Quantas perguntas?

...são necessárias para se chegar a uma resposta?

28.1.07

A perda da essência

Ouço o farfalhar das folhas e me pergunto de onde vem...

Me pergunto se é realmente possível um ruído tão íntimo em um mundo tão grande, em um universo de proporções assim desmedidas. Se sou o único a escutá-lo, a me deiar envolver por sua natureza, será que ele existe mesmo? Como esperar que alguém acredite em sua beleza indescritível, se não a tiver experimentado por conta própria? Penso então em um poema que quero escrever, mas não posso – ou pelo menos não devo. Quem haveria de lê-lo, decifrá-lo? Quem haveria de entender que esse poema...

Me levanto e vou em direção ao som. A copa das árvores dança elegante por sobre a luz amarelada dos postes, projetando em minha janela um espetáculo de sombras e silhuetas caóticas. Por alguns segundos, deixo de lado todas as perguntas diante da beleza que vem de fora. Deixo de lado todo o resto, inclusive a mim mesmo.

No conforto desse estado dormente, esqueço momentaneamente que deve haver um porquê. Esqueço que busco uma resposta, um sentido, e me deixo inundar por palavras que escorrem dos meus dedos feito lágrimas. Justo eu, que quase nunca choro... Leio e vejo que escrevi o poema: claro, limpo, puro.
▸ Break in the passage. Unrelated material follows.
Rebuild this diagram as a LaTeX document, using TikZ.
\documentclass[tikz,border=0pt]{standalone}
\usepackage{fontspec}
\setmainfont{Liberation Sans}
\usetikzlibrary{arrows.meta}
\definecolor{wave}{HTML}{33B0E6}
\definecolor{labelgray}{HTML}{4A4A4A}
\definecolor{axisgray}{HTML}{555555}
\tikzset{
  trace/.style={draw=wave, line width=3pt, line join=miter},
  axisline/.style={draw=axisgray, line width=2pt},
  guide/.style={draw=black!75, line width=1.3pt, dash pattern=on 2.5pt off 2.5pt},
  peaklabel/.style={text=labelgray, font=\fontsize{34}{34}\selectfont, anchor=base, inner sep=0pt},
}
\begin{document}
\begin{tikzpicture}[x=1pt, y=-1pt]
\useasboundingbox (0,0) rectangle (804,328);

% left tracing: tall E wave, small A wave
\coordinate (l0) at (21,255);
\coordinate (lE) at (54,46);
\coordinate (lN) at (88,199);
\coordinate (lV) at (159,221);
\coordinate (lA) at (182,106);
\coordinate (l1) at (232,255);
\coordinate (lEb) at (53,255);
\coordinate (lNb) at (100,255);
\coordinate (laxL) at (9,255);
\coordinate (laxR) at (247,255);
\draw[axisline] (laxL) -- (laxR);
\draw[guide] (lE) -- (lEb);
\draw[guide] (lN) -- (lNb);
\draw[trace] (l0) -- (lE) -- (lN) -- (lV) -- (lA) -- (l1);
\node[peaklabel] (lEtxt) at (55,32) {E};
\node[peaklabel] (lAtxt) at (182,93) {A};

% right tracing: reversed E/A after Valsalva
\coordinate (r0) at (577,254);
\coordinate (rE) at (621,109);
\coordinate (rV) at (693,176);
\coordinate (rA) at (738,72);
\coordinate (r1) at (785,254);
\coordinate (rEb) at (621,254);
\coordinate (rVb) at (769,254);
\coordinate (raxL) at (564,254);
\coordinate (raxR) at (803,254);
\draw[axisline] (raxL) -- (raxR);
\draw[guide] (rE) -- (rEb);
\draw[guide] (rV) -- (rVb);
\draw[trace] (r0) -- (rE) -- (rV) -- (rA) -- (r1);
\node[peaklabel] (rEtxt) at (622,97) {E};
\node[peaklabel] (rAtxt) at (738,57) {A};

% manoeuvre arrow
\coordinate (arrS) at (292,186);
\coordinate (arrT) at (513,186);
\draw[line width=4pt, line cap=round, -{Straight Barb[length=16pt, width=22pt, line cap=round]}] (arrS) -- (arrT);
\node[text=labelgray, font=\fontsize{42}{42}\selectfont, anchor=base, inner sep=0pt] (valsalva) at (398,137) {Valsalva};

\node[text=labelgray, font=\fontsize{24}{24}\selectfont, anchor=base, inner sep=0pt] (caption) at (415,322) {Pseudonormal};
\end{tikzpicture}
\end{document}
Tento lê-lo em voz alta, deixar que deslize por sobre minha língua para sentir a forma dos seus sons. Paro. Começo de novo e paro outra vez. Aqueles sons travam na minha garganta e emudecem, me queimam por dentro e fazem calar. Não são mais meus dedos que choram.
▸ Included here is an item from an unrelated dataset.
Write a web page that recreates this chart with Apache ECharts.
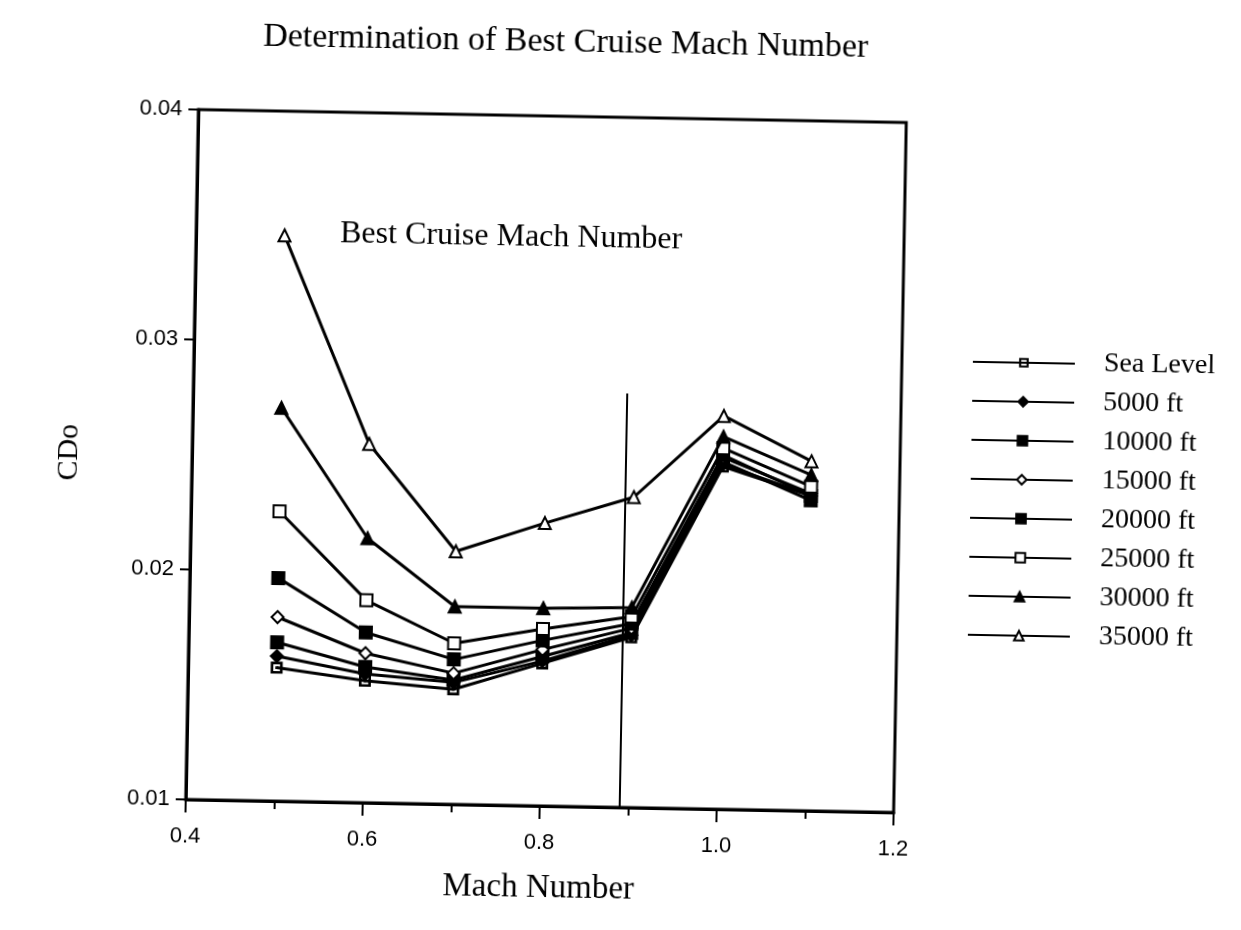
<!DOCTYPE html>
<html>
<head>
<meta charset="utf-8">
<script src="https://cdn.jsdelivr.net/npm/echarts@6/dist/echarts.min.js"></script>
<style>
  html, body { margin: 0; padding: 0; background: #fff; }
  #chart { width: 1241px; height: 930px; transform: rotate(1.05deg); transform-origin: 546px 461px; }
</style>
</head>
<body>
<div id="chart"></div>
<script>
// Mach numbers tested
const mach = [0.5, 0.6, 0.7, 0.8, 0.9, 1.0, 1.1];

// Zero-lift drag coefficient CDo at each altitude
const seaLevel = [0.0158, 0.0153, 0.0150, 0.0162, 0.0174, 0.0249, 0.0237];
const ft5000   = [0.0163, 0.0156, 0.0153, 0.0163, 0.0175, 0.0250, 0.0237];
const ft10000  = [0.0169, 0.0159, 0.0154, 0.0165, 0.0176, 0.0251, 0.0235];
const ft15000  = [0.0180, 0.0165, 0.0157, 0.0168, 0.0178, 0.0253, 0.0238];
const ft20000  = [0.0197, 0.0174, 0.0163, 0.0172, 0.0180, 0.0254, 0.0237];
const ft25000  = [0.0226, 0.0188, 0.0170, 0.0177, 0.0183, 0.0257, 0.0241];
const ft30000  = [0.0271, 0.0215, 0.0186, 0.0186, 0.0187, 0.0262, 0.0246];
const ft35000  = [0.0346, 0.0256, 0.0210, 0.0223, 0.0235, 0.0271, 0.0252];

const seriesNames = ['Sea Level', '5000 ft', '10000 ft', '15000 ft', '20000 ft', '25000 ft', '30000 ft', '35000 ft'];
const seriesValues = [seaLevel, ft5000, ft10000, ft15000, ft20000, ft25000, ft30000, ft35000];

// Best cruise Mach marker line
const bestCruiseMach = 0.89;
const bestCruiseLineTop = 0.028;

// Tick label formats
const xTickDigits = 1;
const yTickDigits = 2;

// open square with a dot in the middle (outline drawn by the path itself)
const dottedSquare = 'path://M0 0H10V10H0Z M2.2 2.2V7.8H7.8V2.2Z M3.9 3.9H6.1V6.1H3.9Z';
const symbols = [dottedSquare, 'diamond', 'rect', 'emptyDiamond', 'rect', 'emptyRect', 'triangle', 'emptyTriangle'];

const serif = '"Liberation Serif", "DejaVu Serif", serif';
const sans = '"Liberation Sans", Arial, sans-serif';

const series = seriesNames.map((name, i) => ({
  name: name,
  type: 'line',
  data: mach.map((m, j) => [m, seriesValues[i][j]]),
  symbol: symbols[i],
  symbolSize: 12,
  showAllSymbol: true,
  lineStyle: { color: '#000', width: 3 },
  itemStyle: { color: '#000', borderColor: '#000', borderWidth: i === 0 ? 0 : 2 },
  z: 3 + i
}));

series.push({
  name: 'bestCruise',
  type: 'line',
  data: [],
  markLine: {
    silent: true,
    symbol: ['none', 'none'],
    label: { show: false },
    lineStyle: { color: '#000', width: 2, type: 'solid' },
    data: [[{ coord: [bestCruiseMach, 0.01] }, { coord: [bestCruiseMach, bestCruiseLineTop] }]]
  }
});

const chart = echarts.init(document.getElementById('chart'), null, { renderer: 'canvas' });
chart.setOption({
  backgroundColor: '#fff',
  animation: false,
  title: {
    text: 'Determination of Best Cruise Mach Number',
    left: 553, top: 20, textAlign: 'center',
    textStyle: { fontFamily: serif, fontSize: 34, fontWeight: 'normal', color: '#000' }
  },
  grid: {
    left: 192, right: 341, top: 116, bottom: 124,
    show: true, borderColor: '#000', borderWidth: 3
  },
  legend: {
    data: seriesNames,
    orient: 'vertical',
    left: 965, top: 334,
    itemWidth: 102, itemHeight: 12,
    itemGap: 9,
    textStyle: { fontFamily: serif, fontSize: 28, color: '#000', lineHeight: 30, padding: [0, 0, 0, 24] }
  },
  xAxis: {
    type: 'value', min: 0.4, max: 1.2, interval: 0.2,
    name: 'Mach Number', nameLocation: 'middle', nameGap: 66,
    nameTextStyle: { fontFamily: serif, fontSize: 33, color: '#000' },
    axisLine: { lineStyle: { color: '#000', width: 3 } },
    axisTick: { show: true, length: 13, lineStyle: { color: '#000', width: 2 } },
    minorTick: { show: true, splitNumber: 2, length: 8, lineStyle: { color: '#000', width: 2 } },
    splitLine: { show: false },
    axisLabel: {
      margin: 26, fontFamily: sans, fontSize: 22, color: '#000',
      formatter: v => v.toFixed(xTickDigits)
    }
  },
  yAxis: {
    type: 'value', min: 0.01, max: 0.04, interval: 0.01,
    name: 'CDo', nameLocation: 'middle', nameGap: 108, nameRotate: 90,
    nameTextStyle: { fontFamily: serif, fontSize: 30, color: '#000' },
    axisLine: { show: true, lineStyle: { color: '#000', width: 3 } },
    axisTick: { show: true, length: 10, lineStyle: { color: '#000', width: 2 } },
    splitLine: { show: false },
    axisLabel: {
      margin: 16, fontFamily: sans, fontSize: 22, color: '#000',
      formatter: v => v.toFixed(yTickDigits)
    }
  },
  graphic: [{
    type: 'text',
    left: 336, top: 222,
    style: { text: 'Best Cruise Mach Number', font: '32px ' + serif, fill: '#000' }
  }],
  series: series
});
</script>
</body>
</html>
Trato de apagá-lo do papel, da memória, e então lembro da pergunta. Lembro que a vida existe feito um enigma ou um labirinto, e que assim deveria existir esse poema. Deixo de lado as soluções e o discurso direto, reescrevo tudo até confundir a mim mesmo.

Quem seria capaz de comprender a resposta sem conhecer a pergunta? Quem mereceria contemplá-lo sem antes saber de onde vinha? Quem seria capaz de entender que aquele poema era...

Ouço o vento soprar novamente na copa das árvores e volto com o jogo de luz e sombras ao qual estamos acostumados. Escrevo o mistério, renegando o prazer masoquista de compartilhar a solução. Espalho as peças do quebra-cabeça, minto sobre as regras do jogo, escondo as chaves. Ainda assim, torço para que alguém além de mim seja capaz de entender. Mas já não espero nada.

Afinal, quem poderia entender que aquele poema era...

2 Comments:

At segunda-feira, janeiro 29, 2007 12:19:00 PM, Blogger lu castilhos said...

"Deixo de lado todo o resto, inclusive a mim mesmo"...

Eu simplesmente AMEI isto.

Este texto aí já é um poema.
Adorei
:*

 
At quarta-feira, janeiro 31, 2007 9:50:00 PM, Blogger Álvaro Lima said...

Obrigado! Fico feliz porque escrevi imaginando que faria o teu estilo. Aproveito para avisar o Ítalo: o poema em questão não era uma bicha louca!